Nielson Field, at which the Air Headquarters was to be located, lay just south of Manila, between the city and Fort McKinley. It was classed as a fighter field, but had few facilities and was little used by combat planes then or later. Iba Field, on the Zambales coast well north of Subic Bay, had been a training camp for the Philippine Constabulary. It was to be used for a few short months by the Air Force as a gunnery training field, but it lacked facilities for extended operations.

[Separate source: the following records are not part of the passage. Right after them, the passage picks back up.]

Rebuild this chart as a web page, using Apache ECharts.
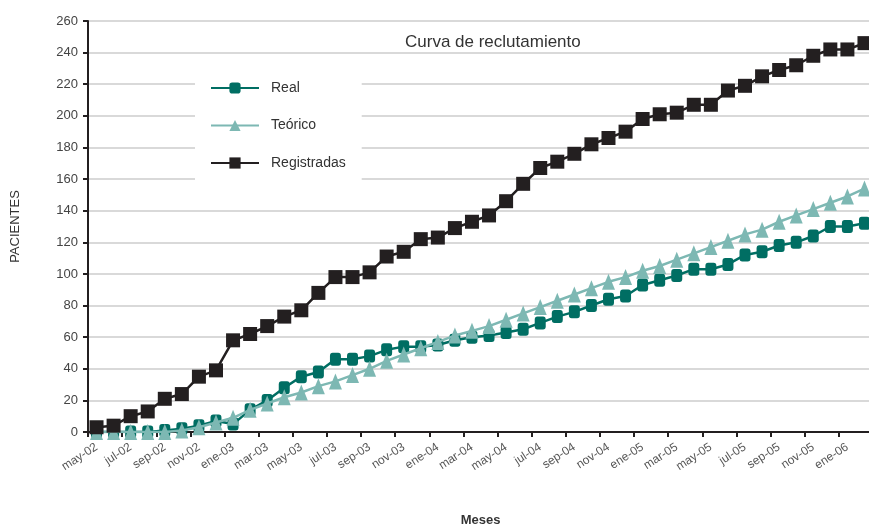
<!DOCTYPE html>
<html>
<head>
<meta charset="utf-8">
<script src="https://cdn.jsdelivr.net/npm/echarts@6/dist/echarts.min.js"></script>
<style>html,body{margin:0;padding:0;background:#fff}#c{width:869px;height:526px}</style>
</head>
<body>
<div id="c"></div>
<script>
const months = ['may-02','jun-02','jul-02','ago-02','sep-02','oct-02','nov-02','dic-02',
 'ene-03','feb-03','mar-03','abr-03','may-03','jun-03','jul-03','ago-03','sep-03','oct-03','nov-03','dic-03',
 'ene-04','feb-04','mar-04','abr-04','may-04','jun-04','jul-04','ago-04','sep-04','oct-04','nov-04','dic-04',
 'ene-05','feb-05','mar-05','abr-05','may-05','jun-05','jul-05','ago-05','sep-05','oct-05','nov-05','dic-05',
 'ene-06','feb-06'];
const real = [0,0,0,0,1,2,4,7, 5,14,20,28,35,38,46,46,48,52,54,54,
 55,58,60,61,63,65,69,73,76,80,84,86, 93,96,99,103,103,106,112,114,118,120,124,130, 130,132];
const teorico = [0,0,0,0,0,1,3,6, 9,14,18,22,25,29,32,36,40,45,49,53,
 57,61,64,67,71,75,79,83,87,91,95,98, 102,105,109,113,117,121,125,128,133,137,141,145, 149,154];
const registradas = [3,4,10,13,21,24,35,39, 58,62,67,73,77,88,98,98,101,111,114,122,
 123,129,133,137,146,157,167,171,176,182,186,190, 198,201,202,207,207,216,219,225,229,232,238,242, 242,246];
const yTicks = {min: 0, max: 260, interval: 20};

const FONT = 'Liberation Sans';
const chart = echarts.init(document.getElementById('c'));
chart.setOption({
  animation: false,
  textStyle: {fontFamily: FONT},
  title: {
    text: 'Curva de reclutamiento', left: 400, top: 29,
    textStyle: {fontSize: 17, fontWeight: 'normal', color: '#333', fontFamily: FONT}
  },
  legend: {
    orient: 'vertical', left: 195, top: 63,
    padding: [18, 16, 15, 15],
    backgroundColor: '#fff',
    itemWidth: 48, itemHeight: 14, itemGap: 23.5,
    textStyle: {fontSize: 14, color: '#333', fontFamily: FONT, padding: [0, 0, 0, 7]},
    data: ['Real', 'Teórico', 'Registradas']
  },
  grid: {left: 88, right: -4, top: 21, bottom: 94, containLabel: false, outerBoundsMode: 'none'},
  xAxis: {
    type: 'category', data: months, boundaryGap: true,
    name: 'Meses', nameLocation: 'middle', nameGap: 82,
    nameTextStyle: {fontSize: 13, fontWeight: 'bold', color: '#333', fontFamily: FONT},
    axisLine: {lineStyle: {color: '#231f20', width: 2}},
    axisTick: {show: true, interval: 1, length: 5, lineStyle: {color: '#231f20', width: 2}},
    axisLabel: {interval: 1, rotate: 33, fontSize: 12, color: '#555', margin: 14, fontFamily: FONT},
    splitLine: {show: false}
  },
  yAxis: {
    type: 'value', min: yTicks.min, max: yTicks.max, interval: yTicks.interval,
    name: 'PACIENTES', nameLocation: 'middle', nameGap: 66, nameRotate: 90,
    nameTextStyle: {fontSize: 13, color: '#333', fontFamily: FONT},
    axisLine: {show: true, lineStyle: {color: '#231f20', width: 2}},
    axisTick: {show: true, length: 5, lineStyle: {color: '#231f20', width: 2}},
    axisLabel: {fontSize: 13, color: '#444', margin: 10, fontFamily: FONT},
    splitLine: {show: true, lineStyle: {color: '#d9d9d9', width: 2}}
  },
  series: [
    {name: 'Real', type: 'line', data: real, symbol: 'roundRect', symbolSize: [11, 13],
     showSymbol: true, showAllSymbol: true,
     itemStyle: {color: '#006e63'}, lineStyle: {color: '#006e63', width: 2.5}, z: 2},
    {name: 'Teórico', type: 'line', data: teorico, symbol: 'triangle', symbolSize: [13, 16],
     showSymbol: true, showAllSymbol: true,
     itemStyle: {color: '#7db8b3'}, lineStyle: {color: '#7db8b3', width: 2.5}, z: 3},
    {name: 'Registradas', type: 'line', data: registradas, symbol: 'rect', symbolSize: 14,
     showSymbol: true, showAllSymbol: true,
     itemStyle: {color: '#231f20'}, lineStyle: {color: '#231f20', width: 2.5}, z: 4}
  ]
});
</script>
</body>
</html>
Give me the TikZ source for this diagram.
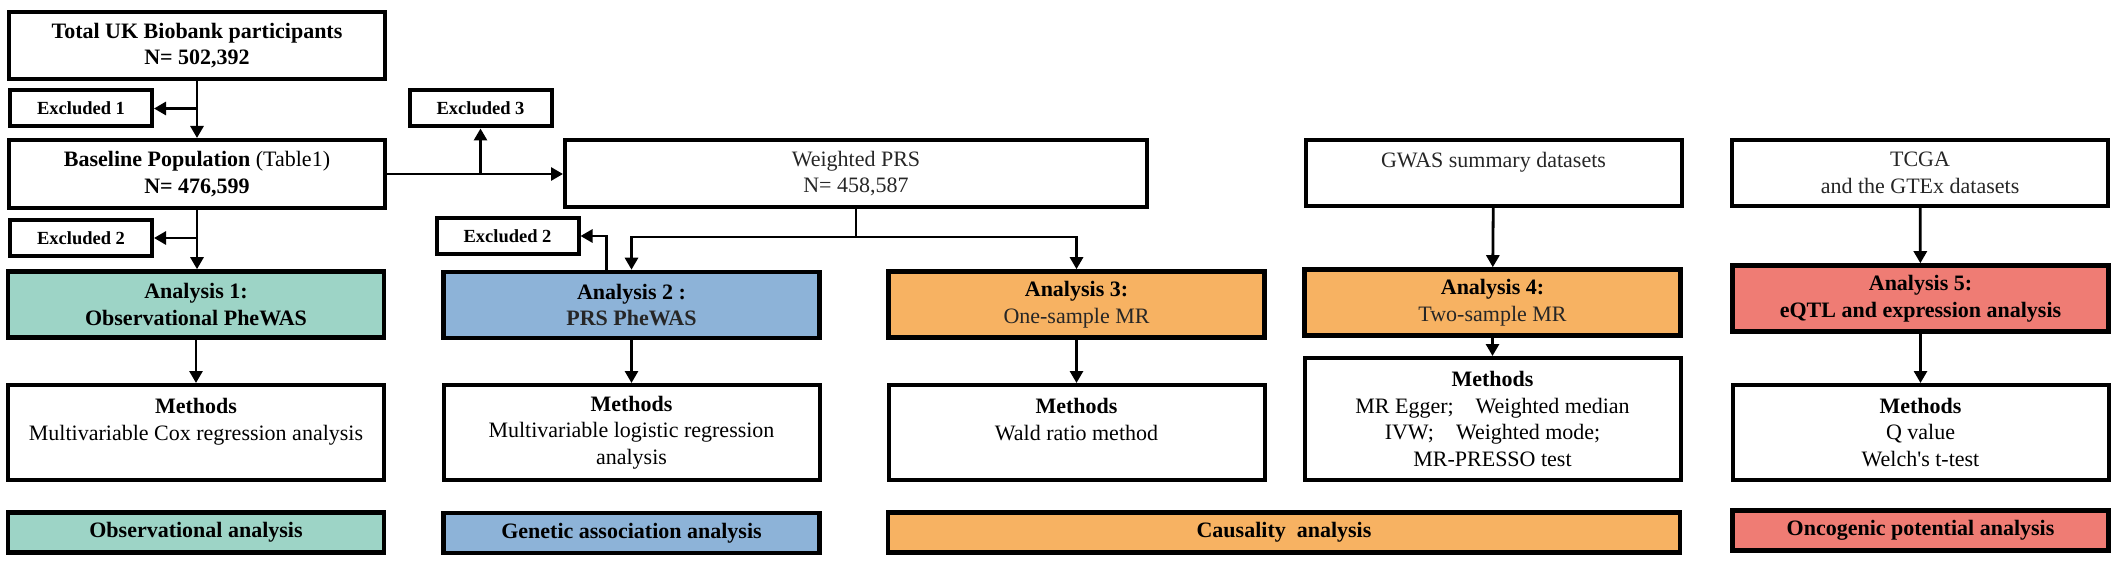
\documentclass[tikz,border=0pt]{standalone}
\usepackage{fontspec}
\setmainfont{Liberation Serif}
\usepackage{xcolor}
\usetikzlibrary{arrows.meta,positioning}

\definecolor{obsgreen}{HTML}{9DD4C6}
\definecolor{genblue}{HTML}{8DB3D8}
\definecolor{causorange}{HTML}{F7B262}
\definecolor{oncored}{HTML}{EF7C74}
\definecolor{softblack}{HTML}{262626}

\begin{document}
\begin{tikzpicture}
      [ x=1pt, y=-1pt,
        box/.style={draw, line width=4pt, align=center, inner sep=0pt,
          minimum width=376pt, font=\fontsize{22}{26.5}\selectfont},
        exclbox/.style={draw, line width=4pt, inner sep=0pt,
          minimum width=142pt, minimum height=36pt,
          font=\fontsize{18.5}{22}\selectfont\bfseries},
        anbox/.style={box, line width=4.6pt, minimum height=66pt},
        methbox/.style={box, minimum height=95pt},
        tagbox/.style={box, line width=4.6pt, minimum height=40pt,
          font=\fontsize{22}{26.5}\selectfont\bfseries},
        arr/.style={-{Triangle[length=12pt,width=13pt]}, line width=2.8pt}
      ]
      \useasboundingbox (0,0) rectangle (2124,564);

      % cohort
      \node[box, minimum height=67pt]  (total)  at (197,45.5)
        {\textbf{Total UK Biobank participants}\\ \textbf{N= 502,392}};
      \node[exclbox]                   (excl1)  at (81,108.5)  {Excluded 1};
      \node[box, minimum height=68pt]  (base)   at (197,174)
        {\textbf{Baseline Population} (Table1)\\ \textbf{N= 476,599}};
      \node[exclbox]                   (excl2a) at (81,238)    {Excluded 2};
      \node[exclbox]                   (excl3)  at (480.5,108.5) {Excluded 3};
      \node[box, minimum width=582pt, minimum height=67pt, text=softblack]
                                       (prs)    at (856,173.5) {Weighted PRS\\ N= 458,587};
      \node[exclbox]                   (excl2b) at (507.5,236) {Excluded 2};
      \node[box, minimum height=66pt, text=softblack]
                                       (gwas)   at (1493.5,173) {GWAS summary datasets\\ ~};
      \node[box, minimum height=66pt, text=softblack]
                                       (tcga)   at (1920,173)   {TCGA\\ and the GTEx datasets};

      % analyses
      \node[anbox, fill=obsgreen]   (an1) at (196,304.5)
        {\textbf{Analysis 1:}\\ \textbf{Observational PheWAS}};
      \node[anbox, fill=genblue]    (an2) at (631.5,305)
        {\textbf{Analysis 2 :}\\ \textcolor{softblack}{\textbf{PRS PheWAS}}};
      \node[anbox, fill=causorange] (an3) at (1076.5,304.5)
        {\textbf{Analysis 3:}\\ \textcolor{softblack}{One-sample MR}};
      \node[anbox, fill=causorange] (an4) at (1492.5,302.5)
        {\textbf{Analysis 4:}\\ \textcolor{softblack}{Two-sample MR}};
      \node[anbox, fill=oncored]    (an5) at (1920.5,298.5)
        {\textbf{Analysis 5:}\\ \textbf{eQTL and expression analysis}};

      % methods
      \node[methbox] (m1) at (196,432.5)
        {\textbf{Methods}\\ Multivariable Cox regression analysis\\ ~};
      \node[methbox] (m2) at (631.5,432.5)
        {\textbf{Methods}\\ Multivariable logistic regression\\ analysis};
      \node[methbox] (m3) at (1076.5,432.5)
        {\textbf{Methods}\\ Wald ratio method\\ ~};
      \node[methbox, minimum height=122pt] (m4) at (1492.5,419)
        {\textbf{Methods}\\ MR Egger;\quad Weighted median\\
         IVW;\quad Weighted mode;\\ MR-PRESSO test};
      \node[methbox] (m5) at (1920.5,432.5)
        {\textbf{Methods}\\ Q value\\ Welch\textquotesingle s t-test};

      % categories
      \node[tagbox, fill=obsgreen]   (obs)  at (196,532.5)   {Observational analysis};
      \node[tagbox, fill=genblue]    (gen)  at (631.5,533)   {Genetic association analysis};
      \node[tagbox, fill=causorange, minimum width=792pt]
                                     (caus) at (1284,532.5)  {Causality\ \ analysis};
      \node[tagbox, fill=oncored]    (onco) at (1920.5,530.5) {Oncogenic potential analysis};

      \coordinate (split) at (856,237);

      \draw[arr] (total) -- (base);
      \draw[arr] (excl1.east -| total.south) -- (excl1.east);
      \draw[arr] (base.south) -- (base.south |- an1.north);
      \draw[arr] (excl2a.east -| base.south) -- (excl2a.east);
      \draw[arr] (base.east) -- (base.east -| prs.west);
      \draw[arr] (excl3.south |- base.east) -- (excl3.south);
      \draw[line width=2.8pt] (prs.south) -- (split);
      \draw[arr] (split) -| (an2.north);
      \draw[arr] (split) -| (an3.north);
      \draw[arr] ([xshift=-25pt]an2.north) |- (excl2b.east);
      \draw[arr] (gwas) -- (an4);
      \draw[arr] (tcga) -- (an5);
      \draw[arr] (an1) -- (m1);
      \draw[arr] (an2) -- (m2);
      \draw[arr] (an3) -- (m3);
      \draw[arr] (an4) -- (m4);
      \draw[arr] (an5) -- (m5);
\end{tikzpicture}
\end{document}
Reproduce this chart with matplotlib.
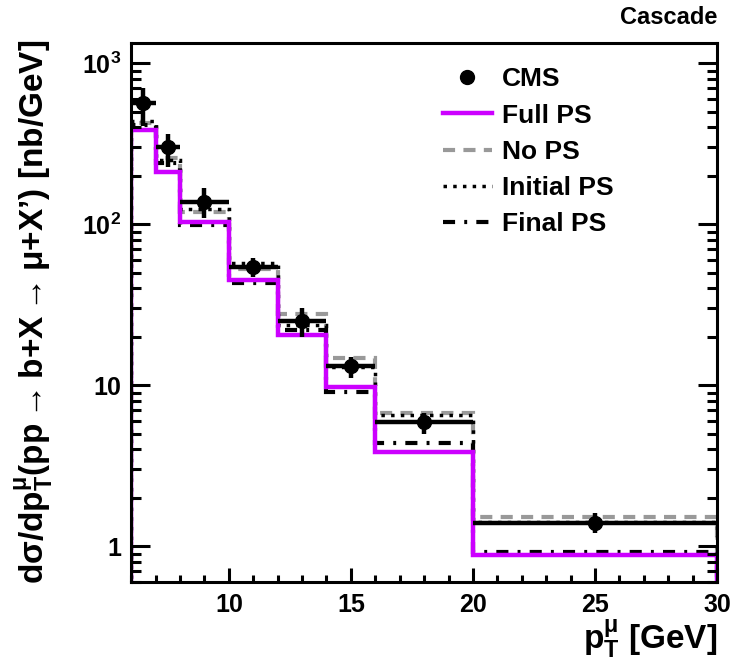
import matplotlib
matplotlib.use("Agg")
import matplotlib.pyplot as plt
import numpy as np
from matplotlib.lines import Line2D
from matplotlib.ticker import FixedLocator, FixedFormatter, LogLocator, MultipleLocator, NullFormatter

plt.rcParams['font.family'] = ['Liberation Sans', 'DejaVu Sans']
plt.rcParams['font.weight'] = 'bold'
plt.rcParams['mathtext.fontset'] = 'custom'
plt.rcParams['mathtext.rm'] = 'Liberation Sans:bold'
plt.rcParams['mathtext.it'] = 'Liberation Sans:bold'
plt.rcParams['mathtext.bf'] = 'Liberation Sans:bold'
plt.rcParams['mathtext.sf'] = 'Liberation Sans:bold'
plt.rcParams['mathtext.fallback'] = 'cm'

# bin edges in pT [GeV]
edges = [6, 7, 8, 10, 12, 14, 16, 20, 30]

# CMS data points
cms_x = [6.5, 7.5, 9.0, 11.0, 13.0, 15.0, 18.0, 25.0]
cms_y = [565, 301, 137, 54, 25, 13.1, 5.9, 1.39]
cms_lo = [410, 228, 109, 47, 20, 11.0, 5.0, 1.2]
cms_hi = [700, 362, 168, 62, 30, 15.0, 6.7, 1.6]

# Cascade predictions
full_ps = [384, 210, 103, 45, 20.4, 9.7, 3.84, 0.88]
no_ps = [424, 257, 119, 53, 27.6, 14.7, 6.7, 1.51]
initial_ps = [440, 250, 125, 57, 23.5, 12.9, 6.5, 1.41]
final_ps = [415, 240, 99, 43, 22, 9.1, 4.36, 0.92]

magenta = '#cc00ff'
gray = '#999999'
dash_ns = (0, (2.9, 2.0))
dot_ls = (0, (1, 1.8))
dashdot_ls = (0, (2.9, 2.2, 0.7, 2.2))

fig = plt.figure(figsize=(7.37, 6.65), dpi=100)
ax = fig.add_axes([0.178, 0.125, 0.795, 0.81])

ax.stairs(no_ps, edges, color=gray, lw=3, linestyle=dash_ns)
ax.stairs(initial_ps, edges, color='black', lw=2.5, linestyle=dot_ls)
ax.stairs(final_ps, edges, color='black', lw=3, linestyle=dashdot_ls)
ax.stairs(full_ps, edges, color=magenta, lw=3.2)

xerr = [np.array(cms_x) - np.array(edges[:-1]), np.array(edges[1:]) - np.array(cms_x)]
yerr = [np.array(cms_y) - np.array(cms_lo), np.array(cms_hi) - np.array(cms_y)]
ax.errorbar(cms_x, cms_y, xerr=xerr, yerr=yerr, fmt='o', color='black',
            markersize=10, elinewidth=3.2, capsize=0, zorder=5)

ax.set_yscale('log')
ax.set_xlim(6, 30)
ax.set_ylim(0.6, 1330)

ax.yaxis.set_major_locator(FixedLocator([1, 10, 100, 1000]))
ax.yaxis.set_major_formatter(FixedFormatter(['1', '10', r'$10^{2}$', r'$10^{3}$']))
ax.yaxis.set_minor_locator(LogLocator(base=10, subs=np.arange(2, 10)))
ax.yaxis.set_minor_formatter(NullFormatter())
ax.xaxis.set_major_locator(MultipleLocator(5))
ax.xaxis.set_minor_locator(MultipleLocator(1))

ax.tick_params(which='both', direction='in', right=True, top=False, width=2.2, labelsize=18)
ax.tick_params(axis='x', pad=8)
ax.tick_params(axis='y', pad=7)
ax.tick_params(axis='y', which='major', length=14)
ax.tick_params(axis='y', which='minor', length=7)
ax.tick_params(axis='x', which='major', length=10)
ax.tick_params(axis='x', which='minor', length=5)
for s in ax.spines.values():
    s.set_linewidth(2.2)

ax.set_xlabel(r'p$_{\mathrm{T}}^{\mu}$ [GeV]', fontsize=24, fontweight='bold', loc='right', labelpad=0)
ax.set_ylabel(r'd$\sigma$/dp$_{\mathrm{T}}^{\mu}$(pp$\rightarrow$b+X$\rightarrow$$\mu$+X’) [nb/GeV]',
              fontsize=24, fontweight='bold', loc='top')
ax.yaxis.set_label_coords(-0.13, 1.006)

fig.text(0.974, 0.974, 'Cascade', ha='right', va='center', fontsize=17, fontweight='bold')

handles = [
    Line2D([], [], marker='o', color='black', linestyle='none', markersize=10),
    Line2D([], [], color=magenta, lw=3.2),
    Line2D([], [], color=gray, lw=3, linestyle=dash_ns),
    Line2D([], [], color='black', lw=2.5, linestyle=dot_ls),
    Line2D([], [], color='black', lw=3, linestyle=dashdot_ls),
]
labels = ['CMS', 'Full PS', 'No PS', 'Initial PS', 'Final PS']
ax.legend(handles, labels, loc='upper left', bbox_to_anchor=(0.532, 0.955), frameon=False,
          fontsize=19, handlelength=1.86, handletextpad=0.38, labelspacing=0.46, borderpad=0,
          borderaxespad=0)

fig.savefig('out.png', dpi=100)
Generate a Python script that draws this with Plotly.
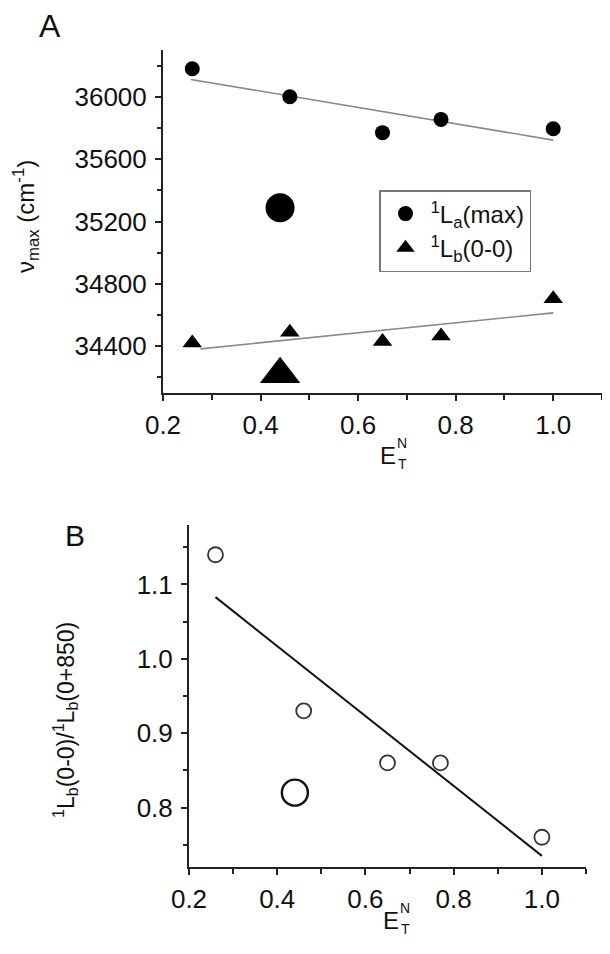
import plotly.graph_objects as go

# ---------------- Panel A data ----------------
et_a = [0.26, 0.46, 0.65, 0.77, 1.0]
la_max = [36180, 36000, 35770, 35855, 35795]
lb_00 = [34420, 34490, 34430, 34465, 34705]
special_x = [0.44]
la_special = [35288]
lb_special = [34220]
fit_la_x = [0.257, 1.0]
fit_la_y = [36111, 35722]
fit_lb_x = [0.277, 1.0]
fit_lb_y = [34383, 34614]

# ---------------- Panel B data ----------------
et_b = [0.26, 0.46, 0.65, 0.77, 1.0]
ratio = [1.14, 0.93, 0.86, 0.86, 0.76]
ratio_special = [0.82]
fit_b_x = [0.26, 1.0]
fit_b_y = [1.083, 0.735]

# page body has an 8px margin; figure is sized to fit the window exactly
OFF = 8
W, H = 610 - OFF, 954 - OFF
FONT = "Arial, Liberation Sans, sans-serif"
AX = "#222222"

def px(x):
    return (x - OFF) / W

def py(y):
    return 1 - (y - OFF) / H

fig = go.Figure()

# Panel A
fig.add_trace(go.Scatter(x=fit_la_x, y=fit_la_y, mode="lines",
                         line=dict(color="#8a8a8a", width=1.6),
                         showlegend=False, xaxis="x", yaxis="y"))
fig.add_trace(go.Scatter(x=fit_lb_x, y=fit_lb_y, mode="lines",
                         line=dict(color="#8a8a8a", width=1.6),
                         showlegend=False, xaxis="x", yaxis="y"))
fig.add_trace(go.Scatter(x=et_a, y=la_max, mode="markers",
                         name="<sup>1</sup>L<sub>a</sub>(max)",
                         marker=dict(symbol="circle", size=15, color="black"),
                         xaxis="x", yaxis="y"))
fig.add_trace(go.Scatter(x=et_a, y=lb_00, mode="markers",
                         name="<sup>1</sup>L<sub>b</sub>(0-0)",
                         marker=dict(symbol="triangle-up", size=17, color="black"),
                         xaxis="x", yaxis="y"))
fig.add_trace(go.Scatter(x=special_x, y=la_special, mode="markers",
                         marker=dict(symbol="circle", size=29, color="black"),
                         showlegend=False, xaxis="x", yaxis="y"))
fig.add_trace(go.Scatter(x=special_x, y=lb_special, mode="markers",
                         marker=dict(symbol="triangle-up", size=35, color="black"),
                         showlegend=False, xaxis="x", yaxis="y"))

# Panel B
fig.add_trace(go.Scatter(x=fit_b_x, y=fit_b_y, mode="lines",
                         line=dict(color="#111111", width=2),
                         showlegend=False, xaxis="x2", yaxis="y2"))
fig.add_trace(go.Scatter(x=et_b, y=ratio, mode="markers",
                         marker=dict(symbol="circle-open", size=15, color="#333333",
                                     line=dict(color="#333333", width=1.8)),
                         showlegend=False, xaxis="x2", yaxis="y2"))
fig.add_trace(go.Scatter(x=special_x, y=ratio_special, mode="markers",
                         marker=dict(symbol="circle-open", size=26, color="#111111",
                                     line=dict(color="#111111", width=2.4)),
                         showlegend=False, xaxis="x2", yaxis="y2"))

tickfont = dict(family=FONT, size=26, color="#111111")

def xaxis_cfg(domain, anchor):
    return dict(domain=domain, anchor=anchor, range=[0.2, 1.1],
                tick0=0.2, dtick=0.2, tickformat=".1f",
                ticks="outside", ticklen=6, tickwidth=1.5, tickcolor=AX,
                minor=dict(dtick=0.1, ticks="outside", ticklen=5,
                           tickwidth=1.5, tickcolor=AX),
                showline=True, linecolor=AX, linewidth=2, mirror=False,
                showgrid=False, zeroline=False, tickfont=tickfont,
                ticklabelstandoff=2, automargin=False)

def yaxis_cfg(domain, anchor, rng, tick0, dtick, mdtick, fmt):
    return dict(domain=domain, anchor=anchor, range=rng,
                tick0=tick0, dtick=dtick, tickformat=fmt,
                ticks="outside", ticklen=6, tickwidth=1.5, tickcolor=AX,
                minor=dict(dtick=mdtick, ticks="outside", ticklen=4,
                           tickwidth=1.5, tickcolor=AX),
                showline=True, linecolor=AX, linewidth=2, mirror=False,
                showgrid=False, zeroline=False, tickfont=tickfont,
                ticklabelstandoff=3, automargin=False)

annotations = []

def ann(text, x, y, size, angle=0, xanchor="center", yanchor="middle"):
    annotations.append(dict(text=text, x=px(x), y=py(y), xref="paper", yref="paper",
                            showarrow=False, textangle=angle,
                            xanchor=xanchor, yanchor=yanchor,
                            font=dict(family=FONT, size=size, color="#111111")))

# Panel letters
ann("A", 50, 26, 32)
ann("B", 75, 535, 30)

# Y titles
ann("ν<sub>max</sub> (cm<sup>-1</sup>)", 26, 217, 24, angle=-90)
ann("<sup>1</sup>L<sub>b</sub>(0-0)/<sup>1</sup>L<sub>b</sub>(0+850)", 65, 720, 23, angle=-90)

# X titles (stacked sub/superscript)
for (ex, ey) in [(388, 455), (391, 920)]:
    ann("E", ex, ey, 24)
    ann("N", ex + 14, ey - 12, 14)
    ann("T", ex + 14, ey + 9, 14)

fig.update_layout(
    width=W, height=H,
    margin=dict(l=0, r=0, t=0, b=0),
    paper_bgcolor="white", plot_bgcolor="white",
    xaxis=xaxis_cfg([px(163), px(602)], "y"),
    yaxis=yaxis_cfg([py(393), py(50)], "x", [34100, 36300], 34400, 400, 200, "d"),
    xaxis2=xaxis_cfg([px(189), px(586)], "y2"),
    yaxis2=yaxis_cfg([py(867), py(525)], "x2", [0.72, 1.18], 0.8, 0.1, 0.05, ".1f"),
    legend=dict(x=px(379), y=py(190), xanchor="left", yanchor="top",
                bordercolor="#777777", borderwidth=1.5, bgcolor="white",
                font=dict(family=FONT, size=24, color="#111111"),
                tracegroupgap=0, itemwidth=40),
    annotations=annotations,
    showlegend=True,
)

fig.write_html("out.html")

This left Nichols Field as the principal fighter field. It was about six miles south of the heart of Manila and near the shore of Manila Bay, from which it was divided by the constricted, ramshackle barrio of Baclaran and a curve of the Parañaque River. The only approach to the field was down the main road that doubled as Baclaran's village street and then sharp left along a narrow lane that crossed the Parañaque River on a flimsy two-lane bridge. Except by air, there was no other access and a single bomb, rightly placed, could entirely isolate the airdrome.

The PDAF was succeeded by the Far East Air Force in November 1941.